SALOMON NGUEMA OWONO, Deputy Prime Minister, Minister of Health and Social Welfare of Equatorial Guinea, said that, according to a 2004 study, 3 per cent of the sexually active population had been affected by HIV/AIDS, placing his country at a “generalized level” of dealing with the disease.  The Government’s intervention had begun with the onset of the crisis in the 1980s, and with the creation of a national programme for combating HIV/AIDS, which aimed to reduce the infection of HIV/AIDS, tuberculosis and other diseases.  Laws and decrees had also been designed, as had an institutional framework to carry out related work, especially in the area of prevention.

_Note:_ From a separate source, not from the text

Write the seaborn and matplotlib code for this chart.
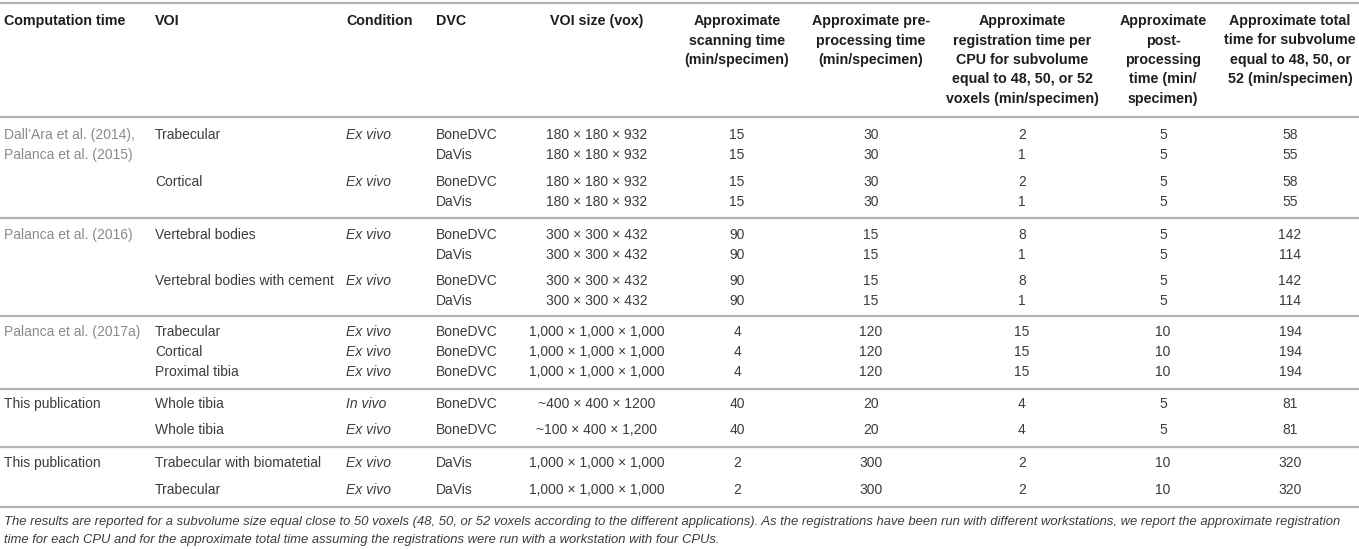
import matplotlib
matplotlib.use("Agg")
import matplotlib.pyplot as plt
import seaborn as sns

sns.set_theme(style="white")
plt.rcParams['font.family'] = ['Liberation Sans', 'DejaVu Sans']

# ---------------- data ----------------
headers = [
    "Computation time", "VOI", "Condition", "DVC", "VOI size (vox)",
    "Approximate\nscanning time\n(min/specimen)",
    "Approximate pre-\nprocessing time\n(min/specimen)",
    "Approximate\nregistration time per\nCPU for subvolume\nequal to 48, 50, or 52\nvoxels (min/specimen)",
    "Approximate\npost-\nprocessing\ntime (min/\nspecimen)",
    "Approximate total\ntime for subvolume\nequal to 48, 50, or\n52 (min/specimen)",
]
references = ["Dall’Ara et al. (2014),\nPalanca et al. (2015)", "Palanca et al. (2016)",
              "Palanca et al. (2017a)", "This publication", "This publication"]
reference_is_citation = [True, True, True, False, False]
row_group = [0, 0, 0, 0, 1, 1, 1, 1, 2, 2, 2, 3, 3, 4, 4]
voi = ["Trabecular", "", "Cortical", "",
       "Vertebral bodies", "", "Vertebral bodies with cement", "",
       "Trabecular", "Cortical", "Proximal tibia",
       "Whole tibia", "Whole tibia",
       "Trabecular with biomatetial", "Trabecular"]
condition = ["Ex vivo", "", "Ex vivo", "",
             "Ex vivo", "", "Ex vivo", "",
             "Ex vivo", "Ex vivo", "Ex vivo",
             "In vivo", "Ex vivo",
             "Ex vivo", "Ex vivo"]
dvc = ["BoneDVC", "DaVis", "BoneDVC", "DaVis",
       "BoneDVC", "DaVis", "BoneDVC", "DaVis",
       "BoneDVC", "BoneDVC", "BoneDVC",
       "BoneDVC", "BoneDVC",
       "DaVis", "DaVis"]
voi_size = ["180 × 180 × 932"] * 4 + ["300 × 300 × 432"] * 4 + ["1,000 × 1,000 × 1,000"] * 3 + \
           ["~400 × 400 × 1200", "~100 × 400 × 1,200"] + ["1,000 × 1,000 × 1,000"] * 2
scan_time = [15, 15, 15, 15, 90, 90, 90, 90, 4, 4, 4, 40, 40, 2, 2]
preproc_time = [30, 30, 30, 30, 15, 15, 15, 15, 120, 120, 120, 20, 20, 300, 300]
reg_time = [2, 1, 2, 1, 8, 1, 8, 1, 15, 15, 15, 4, 4, 2, 2]
postproc_time = [5, 5, 5, 5, 5, 5, 5, 5, 10, 10, 10, 5, 5, 10, 10]
total_time = [58, 55, 58, 55, 142, 114, 142, 114, 194, 194, 194, 81, 81, 320, 320]
footnote = ("The results are reported for a subvolume size equal close to 50 voxels (48, 50, or 52 voxels "
            "according to the different applications). As the registrations have been run with different "
            "workstations, we report the approximate registration\n"
            "time for each CPU and for the approximate total time assuming the registrations were run with "
            "a workstation with four CPUs.")

# ---------------- layout ----------------
W, H = 1359, 549
col_x = [4, 155, 346, 436, 597, 737, 871, 1022, 1163, 1290]
col_ha = ["left", "left", "left", "left", "center", "center", "center", "center", "center", "center"]
row_y = [135, 155, 182, 202, 235, 255, 281, 301, 332, 352, 372, 404, 430, 463, 490]
line_y = [3, 117, 218, 316, 389, 447, 507]
header_top = 21
header_pitch = 19.5
fs_head = 10.3
fs_body = 10.0
fs_note = 9.4
body_color = "#3c3c3c"
head_color = "#1e1e1e"
cite_color = "#8a8a8a"
rule_color = "#b4b4b4"

fig = plt.figure(figsize=(W / 100, H / 100), dpi=100)
ax = fig.add_axes([0, 0, 1, 1])
ax.set_xlim(0, W)
ax.set_ylim(H, 0)
ax.axis("off")

for y in line_y:
    ax.plot([0, W], [y, y], color=rule_color, lw=1.6, solid_capstyle="butt")

# headers
for x, ha, h in zip(col_x, col_ha, headers):
    for k, line in enumerate(h.split("\n")):
        ax.text(x, header_top + k * header_pitch, line, ha=ha, va="center",
                fontsize=fs_head, fontweight="bold", color=head_color)

# reference column (first row of each group)
first_rows = {}
for i, g in enumerate(row_group):
    first_rows.setdefault(g, i)
for g, ref in enumerate(references):
    y0 = row_y[first_rows[g]]
    color = cite_color if reference_is_citation[g] else body_color
    for k, line in enumerate(ref.split("\n")):
        ax.text(col_x[0], y0 + k * 20, line, ha="left", va="center", fontsize=fs_body, color=color)

# body cells
columns = [voi, condition, dvc, voi_size, scan_time, preproc_time, reg_time, postproc_time, total_time]
for c, values in enumerate(columns, start=1):
    for i, v in enumerate(values):
        if v == "":
            continue
        style = "italic" if c == 2 else "normal"
        ax.text(col_x[c], row_y[i], str(v), ha=col_ha[c], va="center", fontsize=fs_body,
                color=body_color, fontstyle=style)

for k, line in enumerate(footnote.split("\n")):
    ax.text(4, 522 + k * 18, line, ha="left", va="center", fontsize=fs_note,
            fontstyle="italic", color=body_color)

fig.savefig("out.png", dpi=100)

He went on to say that at the end of 2009, an estimated 20,000 people in Equatorial Guinea were living with HIV/AIDS, 5,700 of whom were eligible to start antiretroviral treatment.  Today, 2,700 of those patients were on that treatment, which provided a 47 per cent coverage rate — a success that had been achieved, in part, because of the provision of free antiretroviral treatment, implementation of a universal access strategy and an increase in the number of treatment centres.  Also, a mother-to-child prevention programme, launched in 2005, focused on, among other things, awareness raising, assistance to children orphaned by HIV and AIDS, and efforts to ensure secure births for HIV-positive women.  “We hope to change the lives of current and future generations,” he said.